The Wrong Man is one of the lesser-known works of my favorite film director, Alfred Hitchcock. Based on a true story, it stars Henry Fonda as Manny Balestrero, a musician who is wrongfully accused of a series of armed robberies. Over the course of the film, he is ground through the wheels of th justice system; he is interrogated, arrested, booked, processed and finally goes to trial. Vera Miles, whom some no doubt recognize from Hitchcock's better-known masterpiece Psycho, plays his wife Rose, who becomes equally, if not more strained by the events.
The film is about an innocent man being suspected of a crime he did not commit, which is something of a staple in Hitchcock movies. But while most of those films focus on the hero's search for the real criminals and a chance to clear his own name, The Wrong Man places our viewpoint elsewhere. It is more about what someone in that situation feels rather than how they try to resolve it. As Balestrero is moved from the safety and freedom of his home to the precinct, to his holding cell, to another proceeding and finally to a cell at a prison building, the justice system becomes very alien to him. Almost nobody speaks a word to him, though many speak of and for him. He is passed from officer to officer, all of whom handle him in a cold, detached manner. The result becomes a conflict-filled story with an antagonist without a face or name that really is just trying to do its job.

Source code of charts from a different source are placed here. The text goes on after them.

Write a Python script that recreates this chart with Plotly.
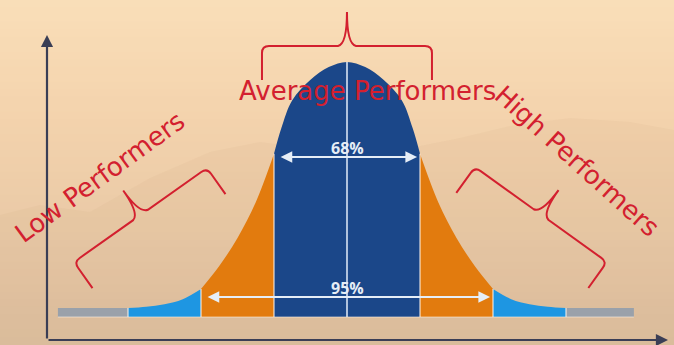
import numpy as np
import plotly.graph_objects as go

# ---------------- data ----------------
# bell curve: position in standard deviations (right half) and relative height
sigma_pos = [0, 0.25, 0.5, 0.75, 0.9, 1.0, 1.25, 1.5, 1.75, 2.0, 2.25, 2.5, 2.75, 3.0]
curve_height = [1.00, 0.98, 0.93, 0.85, 0.74, 0.64, 0.45, 0.31, 0.20, 0.11, 0.07, 0.05, 0.04, 0.035]

band_edges = [-3, -2, -1, 1, 2, 3]
band_names = ["Low tail", "Below avg", "Average", "Above avg", "High tail"]
tail_ranges = [(-3.96, -3.0), (3.0, 3.93)]
tail_height = 0.035

pct_labels = ["68%", "95%"]
pct_spans = [1, 2]          # +/- sigma spanned by the arrows
group_labels = ["Average Performers", "Low Performers", "High Performers"]

# ---------------- geometry helpers ----------------
W, H = 674, 345
CX, SIG, BASE, PEAK = 347, 73, 317, 255


def dx(px):
    return (px - CX) / SIG


def dy(py):
    return (BASE - py) / PEAK


def P(x, y):
    return f"{x / W:.4f},{1 - y / H:.4f}"


# full symmetric curve
xs = [-v for v in sigma_pos[::-1]] + sigma_pos[1:]
ys = curve_height[::-1] + curve_height[1:]
curve = dict(zip(xs, ys))

BAND_COLORS = ["#1E96E2", "#E27B0E", "#1B4789", "#E27B0E", "#1E96E2"]
GRAY = "#9AA1AA"
RED = "#D3202F"
LIGHT = "#E6EEF7"
AXIS = "#3A3E55"

fig = go.Figure()

# gray tails
for a, b in tail_ranges:
    fig.add_trace(go.Scatter(x=[a, b], y=[tail_height, tail_height], mode="lines",
                             line=dict(width=0, color=GRAY), fill="tozeroy",
                             fillcolor=GRAY, hoverinfo="skip", showlegend=False))

# colored bands
for i, name in enumerate(band_names):
    a, b = band_edges[i], band_edges[i + 1]
    bx = [x for x in xs if a <= x <= b]
    by = [curve[x] for x in bx]
    fig.add_trace(go.Scatter(x=bx, y=by, mode="lines", name=name,
                             line=dict(width=0, color=BAND_COLORS[i], shape="spline", smoothing=1.0),
                             fill="tozeroy", fillcolor=BAND_COLORS[i],
                             hoverinfo="skip", showlegend=False))

shapes = []
# background gradient bands
bg_stops = [(0, (250, 223, 185)), (120, (244, 211, 173)), (230, (234, 202, 167)), (345, (221, 191, 159))]
nb = 46
for k in range(nb):
    y0 = k * H / nb
    y1 = (k + 1) * H / nb
    yc = (y0 + y1) / 2
    for j in range(len(bg_stops) - 1):
        if bg_stops[j][0] <= yc <= bg_stops[j + 1][0]:
            t = (yc - bg_stops[j][0]) / (bg_stops[j + 1][0] - bg_stops[j][0])
            c = [int(bg_stops[j][1][m] + t * (bg_stops[j + 1][1][m] - bg_stops[j][1][m])) for m in range(3)]
            break
    shapes.append(dict(type="rect", xref="paper", yref="paper", x0=0, x1=1,
                       y0=1 - y1 / H, y1=1 - y0 / H + 0.002, line=dict(width=0),
                       fillcolor=f"rgb({c[0]},{c[1]},{c[2]})", layer="below"))

# faint mountain silhouettes
mount = [(0, 215), (40, 205), (90, 212), (150, 178), (210, 152), (260, 142), (320, 150),
         (400, 150), (460, 138), (510, 126), (570, 118), (630, 122), (674, 130), (674, 345), (0, 345)]
shapes.append(dict(type="path", xref="paper", yref="paper", layer="below",
                   path="M " + " L ".join(P(x, y) for x, y in mount) + " Z",
                   fillcolor="rgba(190,150,115,0.08)", line=dict(width=0)))

# separators between bands
for e in band_edges:
    shapes.append(dict(type="line", xref="x", yref="y", x0=e, x1=e, y0=0, y1=curve[e],
                       line=dict(color="rgba(255,245,235,0.85)", width=1.2)))
# centre line
shapes.append(dict(type="line", xref="x", yref="y", x0=0, x1=0, y0=0, y1=curve[0],
                   line=dict(color="rgba(225,235,248,0.95)", width=1.6)))
shapes.append(dict(type="line", xref="x", yref="y", x0=tail_ranges[0][0], x1=tail_ranges[1][1],
                   y0=0, y1=0, line=dict(color="rgba(255,240,225,0.6)", width=1)))


def brace(A, B, depth, nub, r=7, tip=9):
    A = np.array(A, float)
    B = np.array(B, float)
    d = (B - A) / np.linalg.norm(B - A)
    n = np.array([d[1], -d[0]])
    E1, E2 = A - n * depth, B - n * depth
    M = (A + B) / 2
    T = M + n * nub
    pts = [("M", E1), ("L", A - n * r), ("Q", A, A + d * r), ("L", M - d * tip),
           ("Q", M + n * 2, T), ("Q", M + n * 2, M + d * tip), ("L", B - d * r),
           ("Q", B, B - n * r), ("L", E2)]
    s = []
    for p in pts:
        s.append(p[0] + " " + " ".join(P(*q) for q in p[1:]))
    return " ".join(s)


for A, B, dep, nb_ in [((262, 46), (432, 46), 34, 34),
                       ((74, 262), (207, 168), 32, 30),
                       ((475, 167), (607, 262), 32, 30)]:
    shapes.append(dict(type="path", xref="paper", yref="paper", path=brace(A, B, dep, nb_),
                       line=dict(color=RED, width=2)))

annotations = []
# axis arrows
annotations.append(dict(x=dx(47), y=dy(35), xref="x", yref="y", text="", showarrow=True,
                        ax=0, ay=305, arrowhead=2, arrowsize=1.1, arrowwidth=2.2,
                        arrowcolor=AXIS, standoff=0))
annotations.append(dict(x=dx(668), y=dy(340), xref="x", yref="y", text="", showarrow=True,
                        ax=-621, ay=0, arrowhead=2, arrowsize=1.1, arrowwidth=2.2,
                        arrowcolor=AXIS, standoff=0))

# percentage arrows and labels
arrow_rows = [157, 297]
label_rows = [148, 288]
for lab, span, ay_, ly in zip(pct_labels, pct_spans, arrow_rows, label_rows):
    half = span * SIG - 4
    annotations.append(dict(x=span - 0.04, y=dy(ay_), xref="x", yref="y", text="",
                            showarrow=True, ax=-2 * half, ay=0, arrowhead=2, arrowside="end+start",
                            arrowsize=1.3, arrowwidth=1.8, arrowcolor=LIGHT, standoff=0, startstandoff=0))
    annotations.append(dict(x=0, y=dy(ly), xref="x", yref="y", text=f"<b>{lab}</b>",
                            showarrow=False, xanchor="center", yanchor="middle",
                            font=dict(family="Open Sans", size=16, color=LIGHT)))

# group labels
for lab, (cx, cy, ang) in zip(group_labels, [(367, 91, 0), (100, 177, -36), (577, 161, 42)]):
    annotations.append(dict(x=cx / W, y=1 - cy / H, xref="paper", yref="paper", text=lab,
                            showarrow=False, textangle=ang, xanchor="center", yanchor="middle",
                            font=dict(family="DejaVu Sans", size=26, color=RED)))

fig.update_layout(
    width=W, height=H, margin=dict(l=0, r=0, t=0, b=0),
    paper_bgcolor="#F0D0A8", plot_bgcolor="rgba(0,0,0,0)",
    xaxis=dict(range=[dx(0), dx(W)], visible=False, fixedrange=True),
    yaxis=dict(range=[dy(H), dy(0)], visible=False, fixedrange=True),
    shapes=shapes, annotations=annotations, showlegend=False,
)

fig.write_html("out.html")
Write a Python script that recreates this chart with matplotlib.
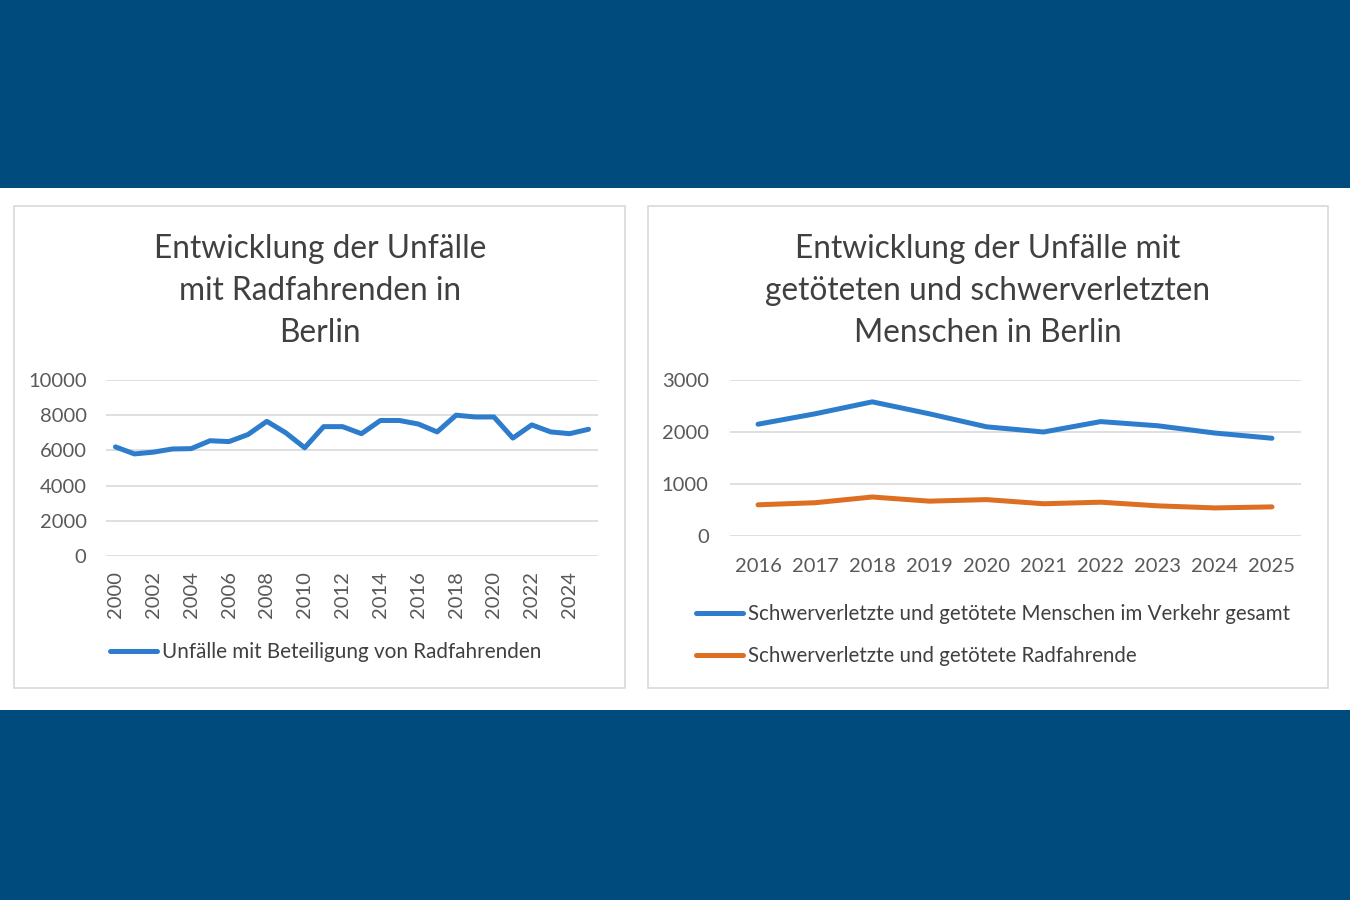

As in so many of his other films, Hitchcock uses point-of-view to place us in Balestrero's situation. During the trial, for example, the proceedings are all filmed from the defendant chair in which he is sitting. In another scene, we see how he enters the holding cell and spends his first night in confinement, the camera slowly and almost sadistically trailing the outlines of the tiny room, from floor to ceiling and then return to the locked door to really hammer in how left to his fate Balestrero is. This direction puts us in the same cell as him, in the same situation, and makes us more acutely aware of the claustrophoia of his predicament.
Verdict: 4,5:5
A tense, claustrophobic film about an innocent man trapped in an inescapable situation.